DATA SECTION
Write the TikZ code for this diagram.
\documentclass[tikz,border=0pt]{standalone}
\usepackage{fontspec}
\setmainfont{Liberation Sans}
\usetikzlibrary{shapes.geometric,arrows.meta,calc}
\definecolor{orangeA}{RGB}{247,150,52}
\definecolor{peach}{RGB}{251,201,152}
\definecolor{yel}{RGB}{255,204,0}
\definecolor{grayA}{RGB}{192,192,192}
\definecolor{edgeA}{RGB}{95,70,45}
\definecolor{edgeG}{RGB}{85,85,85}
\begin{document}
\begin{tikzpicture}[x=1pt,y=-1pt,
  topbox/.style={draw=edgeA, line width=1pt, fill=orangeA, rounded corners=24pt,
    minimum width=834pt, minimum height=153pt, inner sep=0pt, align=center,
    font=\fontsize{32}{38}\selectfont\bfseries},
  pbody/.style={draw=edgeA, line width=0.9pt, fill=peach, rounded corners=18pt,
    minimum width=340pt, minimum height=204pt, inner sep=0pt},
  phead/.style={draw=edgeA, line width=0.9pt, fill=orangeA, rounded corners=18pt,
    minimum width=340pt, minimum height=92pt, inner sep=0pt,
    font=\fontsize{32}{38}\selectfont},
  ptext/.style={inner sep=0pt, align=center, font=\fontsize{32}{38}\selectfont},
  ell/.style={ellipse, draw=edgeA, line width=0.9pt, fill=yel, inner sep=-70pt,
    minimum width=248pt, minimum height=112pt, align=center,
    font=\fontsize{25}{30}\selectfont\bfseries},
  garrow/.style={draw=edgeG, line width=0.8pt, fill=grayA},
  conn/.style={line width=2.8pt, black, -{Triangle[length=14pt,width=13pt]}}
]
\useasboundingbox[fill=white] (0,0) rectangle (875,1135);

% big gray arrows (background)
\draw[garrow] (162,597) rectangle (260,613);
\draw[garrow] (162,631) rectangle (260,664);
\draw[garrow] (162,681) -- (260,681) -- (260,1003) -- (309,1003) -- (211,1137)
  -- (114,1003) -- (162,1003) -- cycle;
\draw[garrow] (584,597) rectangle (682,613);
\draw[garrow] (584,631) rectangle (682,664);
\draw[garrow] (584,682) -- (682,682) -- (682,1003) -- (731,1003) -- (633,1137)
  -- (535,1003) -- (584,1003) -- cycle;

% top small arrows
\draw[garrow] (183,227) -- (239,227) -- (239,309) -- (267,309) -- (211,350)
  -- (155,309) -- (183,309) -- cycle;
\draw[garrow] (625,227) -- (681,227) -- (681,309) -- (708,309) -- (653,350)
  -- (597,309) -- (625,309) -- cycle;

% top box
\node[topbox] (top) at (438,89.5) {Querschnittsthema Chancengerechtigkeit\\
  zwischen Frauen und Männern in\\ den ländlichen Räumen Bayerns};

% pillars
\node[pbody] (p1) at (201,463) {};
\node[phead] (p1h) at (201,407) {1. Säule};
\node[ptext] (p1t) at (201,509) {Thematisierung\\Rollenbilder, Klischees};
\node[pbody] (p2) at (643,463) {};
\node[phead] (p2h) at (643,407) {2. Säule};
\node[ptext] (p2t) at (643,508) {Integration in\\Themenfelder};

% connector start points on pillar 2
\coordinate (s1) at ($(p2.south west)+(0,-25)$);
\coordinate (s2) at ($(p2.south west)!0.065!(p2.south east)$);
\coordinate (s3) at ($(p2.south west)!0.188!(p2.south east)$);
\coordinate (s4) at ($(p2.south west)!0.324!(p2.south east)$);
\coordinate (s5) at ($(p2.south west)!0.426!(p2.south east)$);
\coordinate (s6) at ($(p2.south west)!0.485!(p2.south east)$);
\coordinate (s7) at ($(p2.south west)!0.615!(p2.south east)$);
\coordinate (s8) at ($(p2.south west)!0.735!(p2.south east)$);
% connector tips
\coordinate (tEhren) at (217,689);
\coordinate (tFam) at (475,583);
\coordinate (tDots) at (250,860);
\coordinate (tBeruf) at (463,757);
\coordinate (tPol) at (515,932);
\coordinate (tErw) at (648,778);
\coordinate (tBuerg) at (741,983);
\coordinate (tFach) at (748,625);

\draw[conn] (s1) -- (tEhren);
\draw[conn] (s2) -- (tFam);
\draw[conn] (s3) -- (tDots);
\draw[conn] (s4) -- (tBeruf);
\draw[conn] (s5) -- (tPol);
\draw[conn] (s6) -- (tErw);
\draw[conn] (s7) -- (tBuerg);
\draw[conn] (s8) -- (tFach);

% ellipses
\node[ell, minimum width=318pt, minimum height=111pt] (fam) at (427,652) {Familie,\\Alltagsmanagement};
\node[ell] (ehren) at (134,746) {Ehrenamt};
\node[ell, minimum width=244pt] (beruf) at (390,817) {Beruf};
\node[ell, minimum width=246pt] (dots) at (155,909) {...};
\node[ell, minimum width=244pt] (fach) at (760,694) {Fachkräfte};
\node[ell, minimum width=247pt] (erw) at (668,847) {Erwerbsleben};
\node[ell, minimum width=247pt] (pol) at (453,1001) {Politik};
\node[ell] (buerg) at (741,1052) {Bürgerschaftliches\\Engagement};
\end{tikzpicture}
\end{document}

WORK REQUIRED
All of the lines above must be returned exactly.

SOLUTION TO THIS TASK
Write the TikZ code for this diagram.
\documentclass[tikz,border=0pt]{standalone}
\usepackage{fontspec}
\setmainfont{Liberation Sans}
\usetikzlibrary{shapes.geometric,arrows.meta,calc}
\definecolor{orangeA}{RGB}{247,150,52}
\definecolor{peach}{RGB}{251,201,152}
\definecolor{yel}{RGB}{255,204,0}
\definecolor{grayA}{RGB}{192,192,192}
\definecolor{edgeA}{RGB}{95,70,45}
\definecolor{edgeG}{RGB}{85,85,85}
\begin{document}
\begin{tikzpicture}[x=1pt,y=-1pt,
  topbox/.style={draw=edgeA, line width=1pt, fill=orangeA, rounded corners=24pt,
    minimum width=834pt, minimum height=153pt, inner sep=0pt, align=center,
    font=\fontsize{32}{38}\selectfont\bfseries},
  pbody/.style={draw=edgeA, line width=0.9pt, fill=peach, rounded corners=18pt,
    minimum width=340pt, minimum height=204pt, inner sep=0pt},
  phead/.style={draw=edgeA, line width=0.9pt, fill=orangeA, rounded corners=18pt,
    minimum width=340pt, minimum height=92pt, inner sep=0pt,
    font=\fontsize{32}{38}\selectfont},
  ptext/.style={inner sep=0pt, align=center, font=\fontsize{32}{38}\selectfont},
  ell/.style={ellipse, draw=edgeA, line width=0.9pt, fill=yel, inner sep=-70pt,
    minimum width=248pt, minimum height=112pt, align=center,
    font=\fontsize{25}{30}\selectfont\bfseries},
  garrow/.style={draw=edgeG, line width=0.8pt, fill=grayA},
  conn/.style={line width=2.8pt, black, -{Triangle[length=14pt,width=13pt]}}
]
\useasboundingbox[fill=white] (0,0) rectangle (875,1135);

% big gray arrows (background)
\draw[garrow] (162,597) rectangle (260,613);
\draw[garrow] (162,631) rectangle (260,664);
\draw[garrow] (162,681) -- (260,681) -- (260,1003) -- (309,1003) -- (211,1137)
  -- (114,1003) -- (162,1003) -- cycle;
\draw[garrow] (584,597) rectangle (682,613);
\draw[garrow] (584,631) rectangle (682,664);
\draw[garrow] (584,682) -- (682,682) -- (682,1003) -- (731,1003) -- (633,1137)
  -- (535,1003) -- (584,1003) -- cycle;

% top small arrows
\draw[garrow] (183,227) -- (239,227) -- (239,309) -- (267,309) -- (211,350)
  -- (155,309) -- (183,309) -- cycle;
\draw[garrow] (625,227) -- (681,227) -- (681,309) -- (708,309) -- (653,350)
  -- (597,309) -- (625,309) -- cycle;

% top box
\node[topbox] (top) at (438,89.5) {Querschnittsthema Chancengerechtigkeit\\
  zwischen Frauen und Männern in\\ den ländlichen Räumen Bayerns};

% pillars
\node[pbody] (p1) at (201,463) {};
\node[phead] (p1h) at (201,407) {1. Säule};
\node[ptext] (p1t) at (201,509) {Thematisierung\\Rollenbilder, Klischees};
\node[pbody] (p2) at (643,463) {};
\node[phead] (p2h) at (643,407) {2. Säule};
\node[ptext] (p2t) at (643,508) {Integration in\\Themenfelder};

% connector start points on pillar 2
\coordinate (s1) at ($(p2.south west)+(0,-25)$);
\coordinate (s2) at ($(p2.south west)!0.065!(p2.south east)$);
\coordinate (s3) at ($(p2.south west)!0.188!(p2.south east)$);
\coordinate (s4) at ($(p2.south west)!0.324!(p2.south east)$);
\coordinate (s5) at ($(p2.south west)!0.426!(p2.south east)$);
\coordinate (s6) at ($(p2.south west)!0.485!(p2.south east)$);
\coordinate (s7) at ($(p2.south west)!0.615!(p2.south east)$);
\coordinate (s8) at ($(p2.south west)!0.735!(p2.south east)$);
% connector tips
\coordinate (tEhren) at (217,689);
\coordinate (tFam) at (475,583);
\coordinate (tDots) at (250,860);
\coordinate (tBeruf) at (463,757);
\coordinate (tPol) at (515,932);
\coordinate (tErw) at (648,778);
\coordinate (tBuerg) at (741,983);
\coordinate (tFach) at (748,625);

\draw[conn] (s1) -- (tEhren);
\draw[conn] (s2) -- (tFam);
\draw[conn] (s3) -- (tDots);
\draw[conn] (s4) -- (tBeruf);
\draw[conn] (s5) -- (tPol);
\draw[conn] (s6) -- (tErw);
\draw[conn] (s7) -- (tBuerg);
\draw[conn] (s8) -- (tFach);

% ellipses
\node[ell, minimum width=318pt, minimum height=111pt] (fam) at (427,652) {Familie,\\Alltagsmanagement};
\node[ell] (ehren) at (134,746) {Ehrenamt};
\node[ell, minimum width=244pt] (beruf) at (390,817) {Beruf};
\node[ell, minimum width=246pt] (dots) at (155,909) {...};
\node[ell, minimum width=244pt] (fach) at (760,694) {Fachkräfte};
\node[ell, minimum width=247pt] (erw) at (668,847) {Erwerbsleben};
\node[ell, minimum width=247pt] (pol) at (453,1001) {Politik};
\node[ell] (buerg) at (741,1052) {Bürgerschaftliches\\Engagement};
\end{tikzpicture}
\end{document}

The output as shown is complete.